Now we preprocess the raw data by normalizing it (we assume the noise is Gaussian and that the data is normally distributed):

In [None]:
def normalize_data(X):    
    return (X -  np.mean(X,axis=1)[:, np.newaxis]) / np.std(X, axis=1)[:, np.newaxis]

In [None]:
# Than normalize the data according to the normal distribution
data = normalize_data(data)
X_validation = normalize_data(X_validation)

In [None]:
print("data mean:", np.mean(data))
print("data std:", np.std(data))

print("validation mean:", np.mean(data))
print("validation std:", np.std(data))

We know $$ s_1 = W_1x + b_1$$
$$h = max(0,s_1)$$
$$s = W_2h + b_2$$
$$p = softmax(s)$$
initialize the W1, W2, b1 and b2 of the model with each entry have Gaussian random values with zero mean and standard
deviation .01 :

In [None]:
# Define the shape of W
W1_shape = (m, data_dimension)
b1_shape = (m, 1)
W2_shape = (labels_count, m)
b2_shape = (labels_count, 1)

# Initialize the array with Gaussian random values
W1 = np.random.normal(loc=0.0, scale=1/np.sqrt(data_dimension), size=W1_shape)
W2 = np.random.normal(loc=0.0, scale=1/np.sqrt(m), size=W2_shape)
b1 = b2 = 0

## Compute the gradients for the network parameters

We write the evaluation and cost function:

In [None]:
# returns a (label_count, data_count) matrix
def evaluate_classifier(data, W1, b1, W2, b2):
    h = np.maximum(0, W1@data + b1)
    p = functions.softmax(W2@h + b2)
    return h, p

# returns the cost functions that we need to minimize
def compute_cost(data, onehot_labels, W1, b1, W2, b2, lbd):
    cost = 0
    
    # p is (label_count, data_count)
    h, p = evaluate_classifier(data, W1, b1, W2, b2)
    
    # for every data in training data set
    for d in range(0,len(data[0])):
        cost -= onehot_labels[:,d].T @ np.log(p[:,d])
        
    # we devide by the data_size    
    cost /= len(data[0])
    
    # we add the regularization term
    cost += lbd * (np.sum(W1**2) + np.sum(W2**2))
         
    return cost

In [None]:
compute_cost(data, onehot_labels, W1, b1, W2, b2, 0)

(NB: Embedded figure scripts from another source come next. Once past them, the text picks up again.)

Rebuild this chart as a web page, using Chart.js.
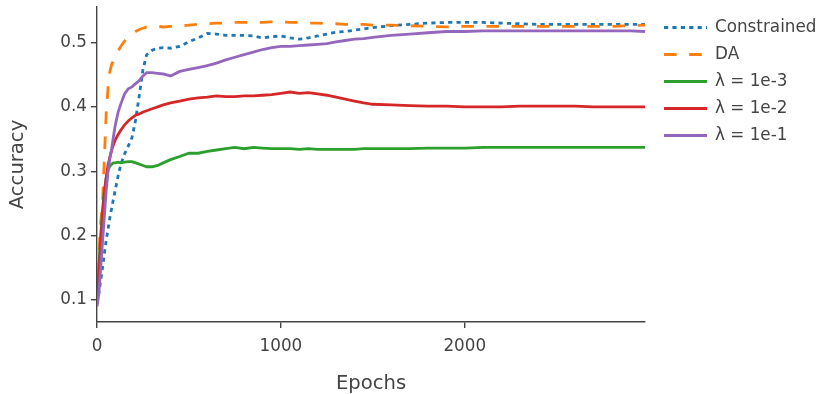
<!DOCTYPE html>
<html>
<head>
<meta charset="utf-8">
<script src="https://cdn.jsdelivr.net/npm/chart.js@4.4.1/dist/chart.umd.min.js"></script>
<style>
  body { margin: 0; background: #fff; }
</style>
</head>
<body>
<canvas id="accChart" width="818" height="394"></canvas>
<script>
// epochs sampled for every run
const epochs = [0, 10, 20, 30, 40, 50, 60, 70, 80, 90, 100, 115, 130, 150, 170, 190, 210, 230, 250, 270,
    300, 330, 360, 400, 450, 500, 550, 600, 650, 700, 750, 800, 850, 900, 950, 1000, 1050, 1100, 1150, 1200,
    1250, 1300, 1350, 1400, 1450, 1500, 1600, 1700, 1800, 1900, 2000, 2100, 2200, 2300, 2400, 2500, 2600,
    2700, 2800, 2900, 2980];

const constrained = [0.095, 0.11, 0.13, 0.15, 0.172, 0.193, 0.21, 0.228, 0.243, 0.258, 0.272, 0.293, 0.311, 0.327, 0.339, 0.352, 0.38, 0.418, 0.458, 0.481,
    0.488, 0.491, 0.492, 0.491, 0.494, 0.501, 0.507, 0.514, 0.513, 0.511, 0.511, 0.511, 0.510, 0.507, 0.509, 0.510, 0.507, 0.505, 0.507, 0.510,
    0.513, 0.516, 0.517, 0.519, 0.521, 0.523, 0.526, 0.528, 0.530, 0.531, 0.531, 0.531, 0.530, 0.529, 0.528, 0.528, 0.528,
    0.528, 0.528, 0.528, 0.528];

const da = [0.10, 0.17, 0.22, 0.25, 0.32, 0.39, 0.43, 0.455, 0.466, 0.472, 0.479, 0.487, 0.494, 0.502, 0.508, 0.513, 0.517, 0.52, 0.522, 0.524,
    0.525, 0.525, 0.524, 0.525, 0.525, 0.527, 0.528, 0.529, 0.530, 0.530, 0.531, 0.531, 0.531, 0.531, 0.532, 0.532, 0.531, 0.531, 0.530, 0.530,
    0.529, 0.529, 0.528, 0.528, 0.528, 0.527, 0.527, 0.526, 0.525, 0.524, 0.525, 0.525, 0.525, 0.525, 0.525, 0.525, 0.525,
    0.525, 0.525, 0.526, 0.527];

const lam1e3 = [0.10, 0.15, 0.2, 0.24, 0.27, 0.29, 0.302, 0.308, 0.311, 0.313, 0.313, 0.314, 0.313, 0.314, 0.315, 0.315, 0.313, 0.311, 0.309, 0.307,
    0.307, 0.309, 0.313, 0.318, 0.323, 0.328, 0.328, 0.331, 0.333, 0.335, 0.337, 0.335, 0.337, 0.336, 0.335, 0.335, 0.335, 0.334, 0.335, 0.334,
    0.334, 0.334, 0.334, 0.334, 0.335, 0.335, 0.335, 0.335, 0.336, 0.336, 0.336, 0.337, 0.337, 0.337, 0.337, 0.337, 0.337,
    0.337, 0.337, 0.337, 0.337];

const lam1e2 = [0.10, 0.14, 0.19, 0.23, 0.265, 0.29, 0.31, 0.322, 0.333, 0.342, 0.349, 0.357, 0.364, 0.372, 0.378, 0.383, 0.387, 0.389, 0.392, 0.394,
    0.397, 0.400, 0.403, 0.406, 0.409, 0.412, 0.414, 0.415, 0.417, 0.416, 0.416, 0.417, 0.417, 0.418, 0.419, 0.421, 0.423, 0.421, 0.422, 0.420,
    0.418, 0.415, 0.412, 0.409, 0.406, 0.404, 0.403, 0.402, 0.401, 0.401, 0.400, 0.400, 0.400, 0.401, 0.401, 0.401, 0.401,
    0.400, 0.400, 0.400, 0.400];

const lam1e1 = [0.09, 0.11, 0.15, 0.19, 0.23, 0.27, 0.30, 0.32, 0.335, 0.355, 0.372, 0.392, 0.405, 0.42, 0.428, 0.431, 0.436, 0.441, 0.448, 0.453,
    0.453, 0.452, 0.451, 0.448, 0.455, 0.458, 0.461, 0.464, 0.468, 0.473, 0.477, 0.481, 0.485, 0.489, 0.492, 0.494, 0.494, 0.495, 0.496, 0.497,
    0.498, 0.501, 0.503, 0.505, 0.506, 0.508, 0.511, 0.513, 0.515, 0.517, 0.517, 0.518, 0.518, 0.518, 0.518, 0.518, 0.518,
    0.518, 0.518, 0.518, 0.517];

const seriesNames = ['Constrained', 'DA', 'λ = 1e-3', 'λ = 1e-2', 'λ = 1e-1'];
const seriesColors = ['#1f77b4', '#ff7f0e', '#2ca02c', '#d62728', '#9467bd'];
const seriesDash = [[4.2, 4.2], [12.6, 12.6], [], [], []];
const seriesData = [constrained, da, lam1e3, lam1e2, lam1e1];

const xTicks = [0, 1000, 2000];
const yTicks = [0.1, 0.2, 0.3, 0.4, 0.5];

const textColor = '#444';
const fontFamily = "'DejaVu Sans', Verdana, sans-serif";

// legend drawn on the right, line sample + label
const sideLegend = {
    id: 'sideLegend',
    afterDraw(chart) {
        const ctx = chart.ctx;
        ctx.save();
        chart.data.datasets.forEach((ds, i) => {
            const y = 27.5 + i * 27;
            ctx.beginPath();
            ctx.strokeStyle = ds.borderColor;
            ctx.lineWidth = ds.borderWidth;
            ctx.setLineDash(ds.borderDash);
            ctx.moveTo(664, y);
            ctx.lineTo(707, y);
            ctx.stroke();
            ctx.setLineDash([]);
            ctx.fillStyle = textColor;
            ctx.font = '16.8px ' + fontFamily;
            ctx.textBaseline = 'middle';
            ctx.textAlign = 'left';
            ctx.fillText(ds.label, 715, y);
        });
        ctx.restore();
    }
};

const accChart = new Chart(document.getElementById('accChart'), {
    type: 'line',
    data: {
        datasets: seriesNames.map((name, i) => ({
            label: name,
            data: epochs.map((e, j) => ({x: e, y: seriesData[i][j]})),
            borderColor: seriesColors[i],
            backgroundColor: seriesColors[i],
            borderWidth: 2.8,
            borderDash: seriesDash[i],
            pointRadius: 0,
            tension: 0,
            fill: false,
            order: seriesNames.length - i
        }))
    },
    options: {
        responsive: false,
        animation: false,
        devicePixelRatio: 1,
        layout: {padding: {left: 0, top: 7, right: 173, bottom: 0}},
        plugins: {
            legend: {display: false},
            tooltip: {enabled: false}
        },
        scales: {
            x: {
                type: 'linear',
                min: 0,
                max: 2980,
                afterFit: s => { s.height = 72; s.paddingLeft = 0; s.paddingRight = 0; },
                afterBuildTicks: s => { s.ticks = xTicks.map(v => ({value: v})); },
                grid: {drawOnChartArea: false, drawTicks: true, tickLength: 6, color: textColor, lineWidth: 1.4},
                border: {display: true, color: textColor, width: 1.4},
                ticks: {
                    color: textColor,
                    padding: 9,
                    maxRotation: 0,
                    font: {family: fontFamily, size: 16.8},
                    callback: v => String(v)
                },
                title: {
                    display: true,
                    text: 'Epochs',
                    color: textColor,
                    font: {family: fontFamily, size: 19.6, lineHeight: 1},
                    padding: {top: 0, bottom: 0}
                }
            },
            y: {
                type: 'linear',
                min: 0.066,
                max: 0.555,
                afterFit: s => { s.width = 97; s.paddingTop = 0; s.paddingBottom = 0; },
                afterBuildTicks: s => { s.ticks = yTicks.map(v => ({value: v})); },
                grid: {drawOnChartArea: false, drawTicks: true, tickLength: 6, color: textColor, lineWidth: 1.4},
                border: {display: true, color: textColor, width: 1.4},
                ticks: {
                    color: textColor,
                    padding: 4,
                    font: {family: fontFamily, size: 16.8},
                    callback: v => v.toFixed(1)
                },
                title: {
                    display: true,
                    text: 'Accuracy',
                    color: textColor,
                    font: {family: fontFamily, size: 19.6},
                    padding: {top: 6, bottom: 0}
                }
            }
        }
    },
    plugins: [sideLegend]
});
</script>
</body>
</html>
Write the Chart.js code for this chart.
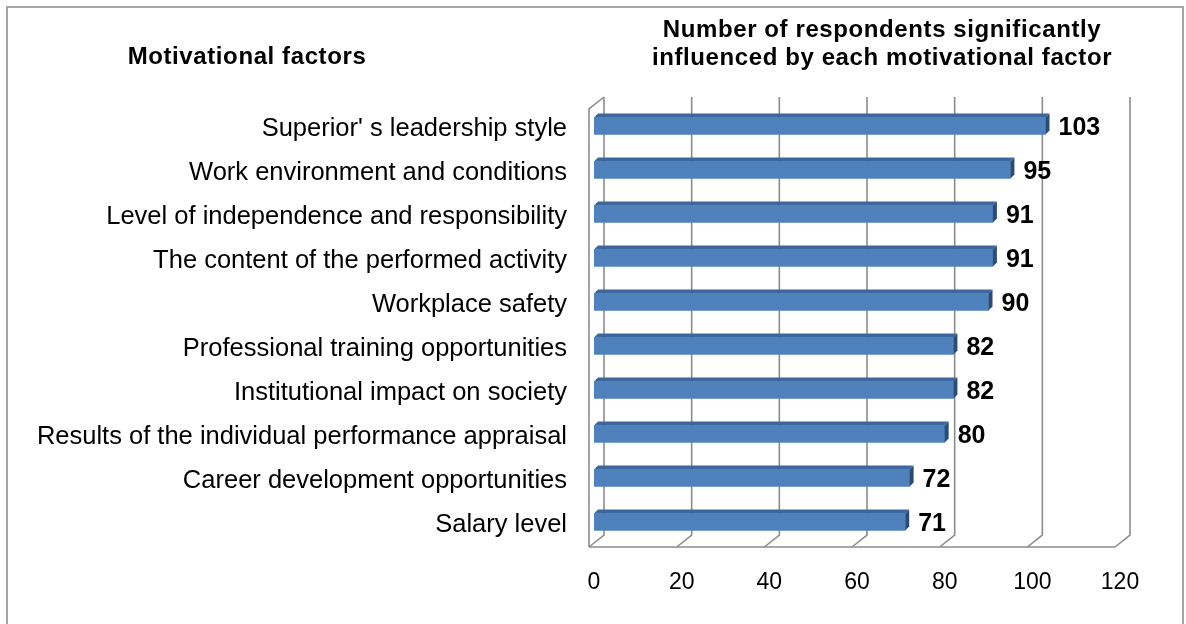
<!DOCTYPE html>
<html>
<head>
<meta charset="utf-8">
<script src="https://cdn.jsdelivr.net/npm/chart.js@4.4.1/dist/chart.umd.min.js"></script>
<style>
  html, body { margin: 0; padding: 0; background: #ffffff; }
  #wrap { width: 1186px; height: 624px; position: relative; }
</style>
</head>
<body>
<div id="wrap"><canvas id="chart"></canvas></div>
<script>
const CATEGORIES = [
  "Superior' s leadership style",
  "Work environment and conditions",
  "Level of independence and responsibility",
  "The content of the performed activity",
  "Workplace safety",
  "Professional training opportunities",
  "Institutional impact on society",
  "Results of the individual performance appraisal",
  "Career development opportunities",
  "Salary level",
];

const RESPONDENTS = [103, 95, 91, 91, 90, 82, 82, 80, 72, 71];

const X_TICKS = [0, 20, 40, 60, 80, 100, 120];

const LEFT_TITLE = "Motivational factors";
const RIGHT_TITLE = [
  "Number of respondents significantly",
  "influenced by each motivational factor",
];

const COLORS = {
  black: "#000000",
  frame: "#a6a6a6",
  grid: "#8c8c8c",
  barFront: "#4f81bd",
  barTop: "#3c679c",
  barSide: "#2c4c74",
};

const FONT = "'Liberation Sans', Arial, sans-serif";

// 3d box walls and gridlines, drawn behind the bars
const wallsPlugin = {
  id: "walls",
  beforeDatasetsDraw: (chart) => {
    const { ctx, chartArea, scales } = chart;
    const x = scales.x;
    const backTop = chartArea.top - 7;
    const frontTop = chartArea.top + 5;
    const backFloor = chartArea.bottom - 9;
    const frontFloor = chartArea.bottom + 3;

    ctx.save();
    ctx.strokeStyle = COLORS.grid;
    ctx.lineWidth = 1.6;

    X_TICKS.forEach((v) => {
      const px = x.getPixelForValue(v);
      ctx.beginPath();
      ctx.moveTo(px + 10, backTop);
      ctx.lineTo(px + 10, backFloor);
      ctx.lineTo(px - 5, frontFloor);
      ctx.stroke();
    });

    // left wall
    const x0 = x.getPixelForValue(0);
    ctx.beginPath();
    ctx.moveTo(x0 + 10, backTop);
    ctx.lineTo(x0 - 5, frontTop);
    ctx.lineTo(x0 - 5, frontFloor);
    ctx.stroke();

    // floor front edge
    const xMax = x.getPixelForValue(X_TICKS[X_TICKS.length - 1]);
    ctx.beginPath();
    ctx.moveTo(x0 - 5, frontFloor);
    ctx.lineTo(xMax - 5, frontFloor);
    ctx.stroke();

    ctx.restore();
  },
};

// top and side faces of the bars, values and titles
const decorPlugin = {
  id: "decor",
  afterDatasetsDraw: (chart) => {
    const { ctx } = chart;
    const meta = chart.getDatasetMeta(0);
    const depth = 4;

    ctx.save();
    meta.data.forEach((bar, i) => {
      const { x, y, base, height } = bar.getProps(["x", "y", "base", "height"], true);
      const top = y - height / 2;
      const bottom = y + height / 2;

      // top face
      ctx.fillStyle = COLORS.barTop;
      ctx.beginPath();
      ctx.moveTo(base, top);
      ctx.lineTo(base + depth, top - depth);
      ctx.lineTo(x + depth, top - depth);
      ctx.lineTo(x, top);
      ctx.closePath();
      ctx.fill();

      // side face
      ctx.fillStyle = COLORS.barSide;
      ctx.beginPath();
      ctx.moveTo(x, top);
      ctx.lineTo(x + depth, top - depth);
      ctx.lineTo(x + depth, bottom - depth);
      ctx.lineTo(x, bottom);
      ctx.closePath();
      ctx.fill();

      // value label
      ctx.fillStyle = COLORS.black;
      ctx.font = "bold 25px " + FONT;
      ctx.textAlign = "left";
      ctx.textBaseline = "middle";
      ctx.fillText(String(RESPONDENTS[i]), x + 13, y + 2);
    });

    // titles
    ctx.font = "bold 24px " + FONT;
    ctx.letterSpacing = "0.6px";
    ctx.textAlign = "center";
    ctx.textBaseline = "alphabetic";
    ctx.fillText(LEFT_TITLE, 247, 64);
    ctx.fillText(RIGHT_TITLE[0], 882, 37);
    ctx.fillText(RIGHT_TITLE[1], 882, 65);
    ctx.letterSpacing = "0px";

    // outer frame
    ctx.strokeStyle = COLORS.frame;
    ctx.lineWidth = 2;
    ctx.strokeRect(7, 7, 1176, 700);
    ctx.restore();
  },
};

const ctx = document.getElementById("chart").getContext("2d");

new Chart(ctx, {
  type: "bar",
  data: {
    labels: CATEGORIES,
    datasets: [
      {
        data: RESPONDENTS,
        backgroundColor: COLORS.barFront,
        borderWidth: 0,
        barThickness: 17,
      },
    ],
  },
  options: {
    indexAxis: "y",
    responsive: true,
    maintainAspectRatio: false,
    animation: false,
    layout: {
      padding: { top: 104, right: 66, bottom: 0, left: 0 },
    },
    scales: {
      x: {
        min: 0,
        max: 120,
        grid: { display: false, drawTicks: false },
        border: { display: false },
        afterBuildTicks: (scale) => {
          scale.ticks = X_TICKS.map((v) => ({ value: v }));
        },
        afterFit: (scale) => {
          scale.height = 80;
        },
        ticks: {
          color: COLORS.black,
          font: { family: FONT, size: 23 },
          padding: 25,
          maxRotation: 0,
        },
      },
      y: {
        grid: { display: false, drawTicks: false },
        border: { display: false },
        afterFit: (scale) => {
          scale.width = 594;
        },
        ticks: {
          color: COLORS.black,
          font: { family: FONT, size: 25.5 },
          padding: 27,
          labelOffset: 3,
        },
      },
    },
    plugins: {
      legend: { display: false },
      tooltip: { enabled: false },
    },
  },
  plugins: [wallsPlugin, decorPlugin],
});
</script>
</body>
</html>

We write a function that computes the accuracy of the network:

In [None]:
def compute_accuracy(data, labels, W1, b1, W2, b2):    
    # Get the index of the maximum value which is the label for each row
    h , p = evaluate_classifier(data, W1, b1, W2, b2)
    predicted_labels = np.argmax(p, axis=0)
    
    return np.sum(labels == predicted_labels) / len(labels)

We compute the accuracy for the randomly initialized parameters. We should get an accuracy of 10% since it's random and there is 10 labels:

In [None]:
compute_accuracy(data, labels, W1, b1, W2, b2)

We write the function that evaluates for a mini-batch the gradient of the cost function.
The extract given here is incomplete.